■ Problem:
Nothing outside the range is to be copied. From the entries below, reproduce exactly the lines starting at the one with "Generate a Python" and ending at the one with "import pandas as pd", without pictures.

◇ ◇ ◇ ◇

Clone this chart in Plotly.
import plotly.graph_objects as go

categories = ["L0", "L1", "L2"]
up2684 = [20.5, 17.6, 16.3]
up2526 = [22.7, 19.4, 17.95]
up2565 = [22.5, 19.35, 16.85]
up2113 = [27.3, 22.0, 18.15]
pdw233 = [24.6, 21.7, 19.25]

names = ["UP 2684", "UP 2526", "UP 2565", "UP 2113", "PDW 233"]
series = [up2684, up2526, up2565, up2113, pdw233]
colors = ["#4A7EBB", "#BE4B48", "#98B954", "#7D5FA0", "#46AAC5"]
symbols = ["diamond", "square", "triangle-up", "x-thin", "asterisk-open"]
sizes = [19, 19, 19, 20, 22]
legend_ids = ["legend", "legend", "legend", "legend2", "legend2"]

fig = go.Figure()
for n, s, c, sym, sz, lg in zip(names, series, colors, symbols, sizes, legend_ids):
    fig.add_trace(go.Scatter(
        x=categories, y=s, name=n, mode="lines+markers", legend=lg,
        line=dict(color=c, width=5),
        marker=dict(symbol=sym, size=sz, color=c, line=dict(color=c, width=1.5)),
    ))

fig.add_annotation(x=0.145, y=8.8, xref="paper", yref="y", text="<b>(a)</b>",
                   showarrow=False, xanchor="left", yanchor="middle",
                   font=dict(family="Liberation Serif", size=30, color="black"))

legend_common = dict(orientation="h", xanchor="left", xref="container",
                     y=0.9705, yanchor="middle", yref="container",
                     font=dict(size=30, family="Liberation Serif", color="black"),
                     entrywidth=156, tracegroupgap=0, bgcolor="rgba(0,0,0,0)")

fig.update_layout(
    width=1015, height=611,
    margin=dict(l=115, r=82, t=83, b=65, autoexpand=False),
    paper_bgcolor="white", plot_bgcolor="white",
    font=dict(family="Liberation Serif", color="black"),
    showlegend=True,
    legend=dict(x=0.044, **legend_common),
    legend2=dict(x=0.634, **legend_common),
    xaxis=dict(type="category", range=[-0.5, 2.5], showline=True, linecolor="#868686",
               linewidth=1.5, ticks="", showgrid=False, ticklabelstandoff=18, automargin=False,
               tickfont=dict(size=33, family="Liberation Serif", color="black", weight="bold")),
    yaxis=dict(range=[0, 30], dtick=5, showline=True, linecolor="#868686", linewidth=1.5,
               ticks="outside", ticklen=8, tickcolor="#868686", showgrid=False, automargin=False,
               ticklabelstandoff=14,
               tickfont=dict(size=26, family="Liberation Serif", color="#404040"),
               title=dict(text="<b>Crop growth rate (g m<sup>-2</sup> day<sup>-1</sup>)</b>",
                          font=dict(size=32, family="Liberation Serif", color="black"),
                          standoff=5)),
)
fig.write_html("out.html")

◇ ◇ ◇ ◇

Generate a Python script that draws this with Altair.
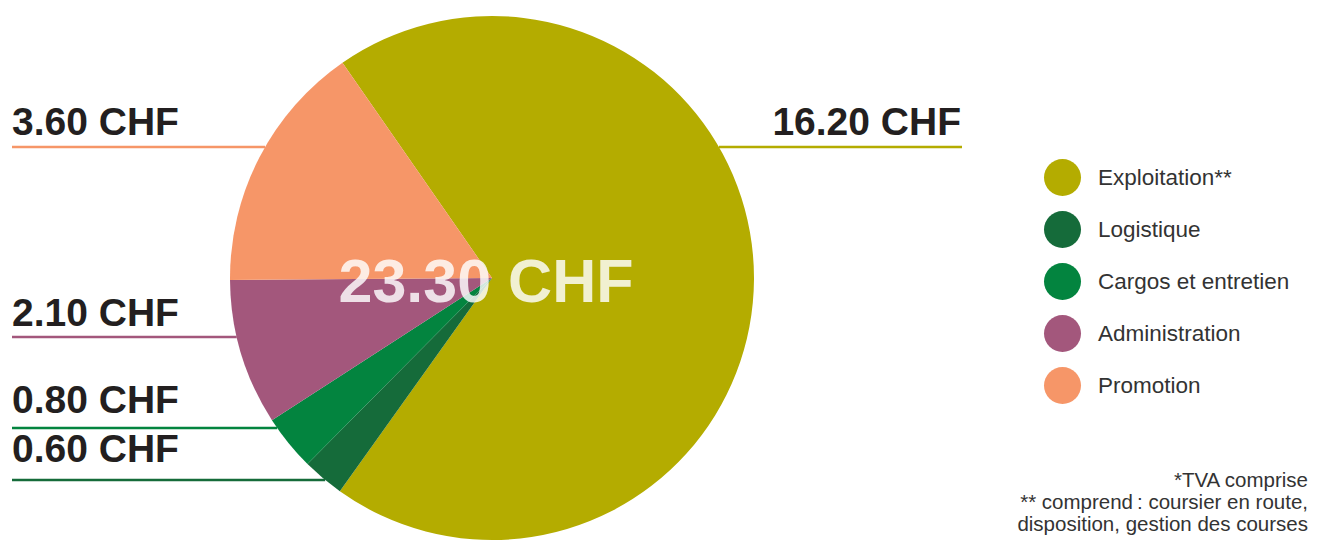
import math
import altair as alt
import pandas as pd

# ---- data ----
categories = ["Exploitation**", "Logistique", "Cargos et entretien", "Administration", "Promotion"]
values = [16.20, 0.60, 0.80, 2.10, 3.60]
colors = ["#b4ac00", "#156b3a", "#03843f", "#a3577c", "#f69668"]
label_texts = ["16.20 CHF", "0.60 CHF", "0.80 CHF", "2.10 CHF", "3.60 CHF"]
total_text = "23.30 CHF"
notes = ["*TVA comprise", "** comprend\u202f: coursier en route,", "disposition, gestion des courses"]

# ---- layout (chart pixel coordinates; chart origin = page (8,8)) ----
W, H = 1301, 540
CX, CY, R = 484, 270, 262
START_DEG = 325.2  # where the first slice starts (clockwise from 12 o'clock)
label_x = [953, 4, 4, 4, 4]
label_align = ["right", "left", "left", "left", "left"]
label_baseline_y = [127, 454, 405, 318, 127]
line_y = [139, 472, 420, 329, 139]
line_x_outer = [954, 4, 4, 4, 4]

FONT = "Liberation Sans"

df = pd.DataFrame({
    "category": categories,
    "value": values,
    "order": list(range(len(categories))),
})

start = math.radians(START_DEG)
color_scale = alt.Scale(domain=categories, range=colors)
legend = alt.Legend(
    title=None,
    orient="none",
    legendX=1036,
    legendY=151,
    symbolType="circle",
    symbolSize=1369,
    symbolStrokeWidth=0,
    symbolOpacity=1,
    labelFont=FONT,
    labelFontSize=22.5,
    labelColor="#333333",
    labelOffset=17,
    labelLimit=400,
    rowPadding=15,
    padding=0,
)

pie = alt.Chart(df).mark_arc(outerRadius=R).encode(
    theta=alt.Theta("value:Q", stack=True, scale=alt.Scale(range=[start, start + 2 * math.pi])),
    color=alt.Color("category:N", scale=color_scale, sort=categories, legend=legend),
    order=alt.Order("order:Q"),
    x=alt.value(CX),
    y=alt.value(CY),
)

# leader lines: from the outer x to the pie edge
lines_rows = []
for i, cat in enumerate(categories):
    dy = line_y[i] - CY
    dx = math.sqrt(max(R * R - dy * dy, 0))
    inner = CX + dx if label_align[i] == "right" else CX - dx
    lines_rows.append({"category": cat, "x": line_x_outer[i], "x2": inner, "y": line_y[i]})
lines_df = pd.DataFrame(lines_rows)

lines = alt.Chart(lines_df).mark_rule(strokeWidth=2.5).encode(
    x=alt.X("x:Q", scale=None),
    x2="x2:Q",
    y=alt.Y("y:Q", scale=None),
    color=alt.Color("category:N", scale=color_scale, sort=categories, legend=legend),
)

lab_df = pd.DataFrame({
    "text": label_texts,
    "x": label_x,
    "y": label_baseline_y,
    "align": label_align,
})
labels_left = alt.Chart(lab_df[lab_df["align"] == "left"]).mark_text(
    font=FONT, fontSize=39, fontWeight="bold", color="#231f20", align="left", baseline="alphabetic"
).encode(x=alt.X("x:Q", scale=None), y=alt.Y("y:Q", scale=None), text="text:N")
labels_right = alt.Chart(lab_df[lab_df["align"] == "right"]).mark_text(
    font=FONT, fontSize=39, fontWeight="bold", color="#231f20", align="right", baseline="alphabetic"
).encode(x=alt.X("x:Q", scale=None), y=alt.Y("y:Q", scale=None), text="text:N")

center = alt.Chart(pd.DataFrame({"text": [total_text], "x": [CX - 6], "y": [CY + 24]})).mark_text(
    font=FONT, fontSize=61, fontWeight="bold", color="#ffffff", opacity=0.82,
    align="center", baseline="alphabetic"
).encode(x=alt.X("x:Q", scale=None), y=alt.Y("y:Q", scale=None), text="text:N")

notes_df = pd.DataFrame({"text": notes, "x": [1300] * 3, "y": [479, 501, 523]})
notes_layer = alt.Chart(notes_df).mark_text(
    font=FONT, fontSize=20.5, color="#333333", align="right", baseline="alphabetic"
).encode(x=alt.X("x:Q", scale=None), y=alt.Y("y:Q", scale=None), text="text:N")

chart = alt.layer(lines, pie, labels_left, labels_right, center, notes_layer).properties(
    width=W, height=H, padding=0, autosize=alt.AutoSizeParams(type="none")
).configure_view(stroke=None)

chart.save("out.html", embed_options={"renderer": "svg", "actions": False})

◇ ◇ ◇ ◇

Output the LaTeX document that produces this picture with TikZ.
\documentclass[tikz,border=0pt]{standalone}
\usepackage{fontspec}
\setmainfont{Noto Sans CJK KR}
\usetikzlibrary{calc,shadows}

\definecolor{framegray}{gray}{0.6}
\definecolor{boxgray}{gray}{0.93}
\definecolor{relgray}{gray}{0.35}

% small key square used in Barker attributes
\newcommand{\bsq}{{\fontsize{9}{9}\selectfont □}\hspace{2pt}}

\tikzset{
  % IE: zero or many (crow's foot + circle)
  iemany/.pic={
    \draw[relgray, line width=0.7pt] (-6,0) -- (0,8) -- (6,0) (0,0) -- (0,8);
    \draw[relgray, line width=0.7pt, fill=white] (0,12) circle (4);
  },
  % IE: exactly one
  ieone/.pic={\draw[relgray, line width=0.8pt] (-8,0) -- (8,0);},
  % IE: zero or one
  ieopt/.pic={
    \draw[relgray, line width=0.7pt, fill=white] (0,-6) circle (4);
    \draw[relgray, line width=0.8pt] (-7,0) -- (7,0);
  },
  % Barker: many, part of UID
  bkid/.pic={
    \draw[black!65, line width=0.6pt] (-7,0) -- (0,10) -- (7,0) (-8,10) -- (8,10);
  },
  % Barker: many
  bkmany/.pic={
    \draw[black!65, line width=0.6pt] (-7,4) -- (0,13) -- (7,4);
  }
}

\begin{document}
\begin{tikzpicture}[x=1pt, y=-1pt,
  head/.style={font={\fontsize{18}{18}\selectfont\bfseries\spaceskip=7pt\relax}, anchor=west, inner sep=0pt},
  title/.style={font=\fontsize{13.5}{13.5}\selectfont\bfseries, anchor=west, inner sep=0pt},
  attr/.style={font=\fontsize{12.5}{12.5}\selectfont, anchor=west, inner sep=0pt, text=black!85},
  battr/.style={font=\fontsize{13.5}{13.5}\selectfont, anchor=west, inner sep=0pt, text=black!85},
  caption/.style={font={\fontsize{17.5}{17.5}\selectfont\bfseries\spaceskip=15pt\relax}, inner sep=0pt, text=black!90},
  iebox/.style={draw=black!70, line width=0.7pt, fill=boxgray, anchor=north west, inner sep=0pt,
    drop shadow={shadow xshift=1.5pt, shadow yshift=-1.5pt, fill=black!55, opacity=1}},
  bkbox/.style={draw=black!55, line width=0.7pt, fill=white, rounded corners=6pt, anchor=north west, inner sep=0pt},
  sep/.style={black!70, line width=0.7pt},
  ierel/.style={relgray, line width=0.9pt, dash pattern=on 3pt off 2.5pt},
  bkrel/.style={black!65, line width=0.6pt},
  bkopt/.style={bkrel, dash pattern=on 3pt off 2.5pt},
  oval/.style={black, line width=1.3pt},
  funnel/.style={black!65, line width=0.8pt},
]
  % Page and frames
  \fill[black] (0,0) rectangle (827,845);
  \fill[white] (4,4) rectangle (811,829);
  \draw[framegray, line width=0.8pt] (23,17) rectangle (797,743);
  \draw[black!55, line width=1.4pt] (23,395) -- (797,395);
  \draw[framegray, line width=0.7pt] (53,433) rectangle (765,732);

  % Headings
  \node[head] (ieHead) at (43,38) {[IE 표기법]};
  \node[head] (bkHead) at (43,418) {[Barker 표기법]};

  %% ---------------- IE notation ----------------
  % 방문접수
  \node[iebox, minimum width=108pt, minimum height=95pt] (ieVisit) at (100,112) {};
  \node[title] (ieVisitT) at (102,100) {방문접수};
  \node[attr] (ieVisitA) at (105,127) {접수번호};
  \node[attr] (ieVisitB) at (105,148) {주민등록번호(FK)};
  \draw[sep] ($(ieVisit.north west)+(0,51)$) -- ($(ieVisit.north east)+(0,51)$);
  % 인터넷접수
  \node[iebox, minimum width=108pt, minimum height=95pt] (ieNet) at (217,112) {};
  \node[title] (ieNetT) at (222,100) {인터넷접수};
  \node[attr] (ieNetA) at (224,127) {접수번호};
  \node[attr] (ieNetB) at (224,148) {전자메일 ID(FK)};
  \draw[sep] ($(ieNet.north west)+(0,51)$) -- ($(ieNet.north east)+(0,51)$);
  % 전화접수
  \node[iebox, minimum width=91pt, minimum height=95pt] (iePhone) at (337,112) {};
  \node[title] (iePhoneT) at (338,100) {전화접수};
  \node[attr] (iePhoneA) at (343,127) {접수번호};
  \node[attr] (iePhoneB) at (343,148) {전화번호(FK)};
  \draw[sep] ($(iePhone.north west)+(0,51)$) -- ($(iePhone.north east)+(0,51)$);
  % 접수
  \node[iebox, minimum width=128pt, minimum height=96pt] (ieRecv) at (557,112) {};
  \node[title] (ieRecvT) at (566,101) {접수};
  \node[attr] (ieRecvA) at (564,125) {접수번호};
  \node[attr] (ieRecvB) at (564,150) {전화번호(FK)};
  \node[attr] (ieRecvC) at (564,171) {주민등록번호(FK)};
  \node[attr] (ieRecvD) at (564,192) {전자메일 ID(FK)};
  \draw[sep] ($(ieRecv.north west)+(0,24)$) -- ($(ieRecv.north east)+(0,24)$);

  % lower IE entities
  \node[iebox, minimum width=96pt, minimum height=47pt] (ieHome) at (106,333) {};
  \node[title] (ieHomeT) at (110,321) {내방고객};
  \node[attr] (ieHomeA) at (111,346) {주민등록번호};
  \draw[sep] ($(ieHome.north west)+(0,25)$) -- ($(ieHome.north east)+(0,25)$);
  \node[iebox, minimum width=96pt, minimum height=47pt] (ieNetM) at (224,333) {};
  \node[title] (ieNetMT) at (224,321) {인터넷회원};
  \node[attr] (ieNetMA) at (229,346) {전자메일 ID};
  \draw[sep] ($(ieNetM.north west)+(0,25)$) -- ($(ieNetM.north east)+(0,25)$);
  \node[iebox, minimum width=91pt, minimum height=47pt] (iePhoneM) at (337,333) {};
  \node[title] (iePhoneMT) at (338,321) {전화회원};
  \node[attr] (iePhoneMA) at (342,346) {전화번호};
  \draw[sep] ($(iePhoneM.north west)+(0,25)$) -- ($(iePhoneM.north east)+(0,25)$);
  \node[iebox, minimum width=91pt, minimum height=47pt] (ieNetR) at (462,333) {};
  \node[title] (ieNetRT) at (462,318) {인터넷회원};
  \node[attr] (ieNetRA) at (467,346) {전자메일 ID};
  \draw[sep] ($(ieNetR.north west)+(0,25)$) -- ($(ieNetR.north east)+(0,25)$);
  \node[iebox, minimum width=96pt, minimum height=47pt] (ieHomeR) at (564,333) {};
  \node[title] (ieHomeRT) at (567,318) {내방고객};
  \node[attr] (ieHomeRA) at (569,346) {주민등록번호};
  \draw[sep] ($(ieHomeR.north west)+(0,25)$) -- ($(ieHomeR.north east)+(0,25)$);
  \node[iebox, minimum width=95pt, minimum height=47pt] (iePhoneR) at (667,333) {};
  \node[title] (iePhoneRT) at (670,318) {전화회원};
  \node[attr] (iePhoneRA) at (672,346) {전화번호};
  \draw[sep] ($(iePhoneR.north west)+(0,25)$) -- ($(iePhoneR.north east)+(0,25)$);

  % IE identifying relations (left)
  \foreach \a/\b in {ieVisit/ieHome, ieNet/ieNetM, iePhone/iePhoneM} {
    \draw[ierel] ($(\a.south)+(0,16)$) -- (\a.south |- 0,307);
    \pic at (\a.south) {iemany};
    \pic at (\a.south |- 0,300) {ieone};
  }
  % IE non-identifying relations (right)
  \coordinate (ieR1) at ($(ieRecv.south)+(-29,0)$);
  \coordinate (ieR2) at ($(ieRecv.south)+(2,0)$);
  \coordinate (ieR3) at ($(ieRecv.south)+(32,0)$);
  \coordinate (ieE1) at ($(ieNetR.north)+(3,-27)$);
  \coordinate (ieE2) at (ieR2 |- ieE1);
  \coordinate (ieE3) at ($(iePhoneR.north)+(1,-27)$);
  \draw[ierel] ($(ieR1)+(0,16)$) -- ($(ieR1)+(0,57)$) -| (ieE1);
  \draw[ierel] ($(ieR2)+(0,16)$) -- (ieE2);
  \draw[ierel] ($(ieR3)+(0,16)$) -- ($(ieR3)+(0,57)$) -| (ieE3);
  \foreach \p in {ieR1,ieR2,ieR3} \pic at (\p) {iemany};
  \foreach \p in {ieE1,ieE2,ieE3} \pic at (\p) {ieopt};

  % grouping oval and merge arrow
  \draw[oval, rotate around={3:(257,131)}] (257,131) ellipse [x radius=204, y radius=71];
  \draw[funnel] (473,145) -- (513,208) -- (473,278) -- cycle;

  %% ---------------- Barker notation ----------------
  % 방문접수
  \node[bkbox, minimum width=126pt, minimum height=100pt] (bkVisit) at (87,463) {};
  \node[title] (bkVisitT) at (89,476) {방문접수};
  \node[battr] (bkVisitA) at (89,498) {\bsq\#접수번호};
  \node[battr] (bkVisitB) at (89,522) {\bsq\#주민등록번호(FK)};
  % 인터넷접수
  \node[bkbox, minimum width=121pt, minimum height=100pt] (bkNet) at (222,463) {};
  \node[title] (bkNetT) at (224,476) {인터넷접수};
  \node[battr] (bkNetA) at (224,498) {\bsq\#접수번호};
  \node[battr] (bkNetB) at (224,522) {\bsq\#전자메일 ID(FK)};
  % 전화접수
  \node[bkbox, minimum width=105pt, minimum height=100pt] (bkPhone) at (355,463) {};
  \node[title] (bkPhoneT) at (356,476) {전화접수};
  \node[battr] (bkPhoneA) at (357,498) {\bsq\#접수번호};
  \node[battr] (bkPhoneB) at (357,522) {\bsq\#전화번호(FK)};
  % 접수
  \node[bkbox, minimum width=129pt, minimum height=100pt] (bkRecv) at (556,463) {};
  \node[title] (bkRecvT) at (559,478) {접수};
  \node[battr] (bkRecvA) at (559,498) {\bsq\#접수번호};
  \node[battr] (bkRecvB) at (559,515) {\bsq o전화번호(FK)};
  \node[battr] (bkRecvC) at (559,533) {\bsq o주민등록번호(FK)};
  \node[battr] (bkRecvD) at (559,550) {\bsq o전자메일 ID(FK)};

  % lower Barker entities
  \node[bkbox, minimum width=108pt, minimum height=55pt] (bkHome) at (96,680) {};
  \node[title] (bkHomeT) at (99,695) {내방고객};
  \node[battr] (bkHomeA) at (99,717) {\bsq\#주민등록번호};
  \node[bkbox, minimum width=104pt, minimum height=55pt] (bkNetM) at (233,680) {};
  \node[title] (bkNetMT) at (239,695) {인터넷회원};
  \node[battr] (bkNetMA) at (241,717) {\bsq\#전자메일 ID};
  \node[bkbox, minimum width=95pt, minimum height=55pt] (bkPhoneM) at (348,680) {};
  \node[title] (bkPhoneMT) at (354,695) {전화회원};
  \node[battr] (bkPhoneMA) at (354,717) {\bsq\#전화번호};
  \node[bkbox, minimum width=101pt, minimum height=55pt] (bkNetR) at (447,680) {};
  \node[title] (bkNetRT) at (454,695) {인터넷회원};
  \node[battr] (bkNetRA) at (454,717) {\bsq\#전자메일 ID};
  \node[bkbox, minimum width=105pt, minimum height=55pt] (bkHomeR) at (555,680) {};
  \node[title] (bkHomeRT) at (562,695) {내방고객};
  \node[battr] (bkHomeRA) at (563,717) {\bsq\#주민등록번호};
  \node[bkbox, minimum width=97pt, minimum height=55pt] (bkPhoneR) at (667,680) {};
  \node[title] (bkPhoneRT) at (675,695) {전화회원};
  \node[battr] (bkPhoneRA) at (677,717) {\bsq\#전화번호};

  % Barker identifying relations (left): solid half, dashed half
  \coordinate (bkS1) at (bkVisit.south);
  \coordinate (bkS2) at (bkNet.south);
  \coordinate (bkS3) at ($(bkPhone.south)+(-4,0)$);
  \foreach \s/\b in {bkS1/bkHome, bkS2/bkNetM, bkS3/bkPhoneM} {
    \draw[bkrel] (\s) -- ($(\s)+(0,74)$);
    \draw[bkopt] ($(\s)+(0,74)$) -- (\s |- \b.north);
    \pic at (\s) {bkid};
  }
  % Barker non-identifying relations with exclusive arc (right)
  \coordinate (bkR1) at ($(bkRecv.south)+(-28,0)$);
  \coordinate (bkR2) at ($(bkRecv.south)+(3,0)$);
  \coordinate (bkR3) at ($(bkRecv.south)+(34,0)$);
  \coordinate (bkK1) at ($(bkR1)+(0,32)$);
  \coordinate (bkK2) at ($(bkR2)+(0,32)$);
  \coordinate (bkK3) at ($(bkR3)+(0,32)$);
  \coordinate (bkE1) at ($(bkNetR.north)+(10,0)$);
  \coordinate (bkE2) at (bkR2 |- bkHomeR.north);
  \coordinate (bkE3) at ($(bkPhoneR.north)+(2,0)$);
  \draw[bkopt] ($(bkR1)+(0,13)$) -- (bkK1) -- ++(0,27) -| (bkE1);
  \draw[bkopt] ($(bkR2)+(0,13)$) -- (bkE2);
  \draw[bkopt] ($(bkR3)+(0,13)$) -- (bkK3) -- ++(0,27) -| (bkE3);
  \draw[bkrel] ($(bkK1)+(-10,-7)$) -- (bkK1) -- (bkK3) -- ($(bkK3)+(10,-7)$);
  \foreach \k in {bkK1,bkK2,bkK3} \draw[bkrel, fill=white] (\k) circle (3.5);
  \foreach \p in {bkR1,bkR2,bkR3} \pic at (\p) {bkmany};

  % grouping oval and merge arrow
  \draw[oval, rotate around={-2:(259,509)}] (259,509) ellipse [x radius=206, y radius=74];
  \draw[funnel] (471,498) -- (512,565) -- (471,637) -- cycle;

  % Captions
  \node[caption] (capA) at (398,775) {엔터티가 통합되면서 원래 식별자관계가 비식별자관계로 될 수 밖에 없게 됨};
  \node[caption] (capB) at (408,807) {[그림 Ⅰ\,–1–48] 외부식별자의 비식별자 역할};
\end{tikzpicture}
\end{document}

◇ ◇ ◇ ◇

■ Right answer:
Generate a Python script that draws this with Altair.
import math
import altair as alt
import pandas as pd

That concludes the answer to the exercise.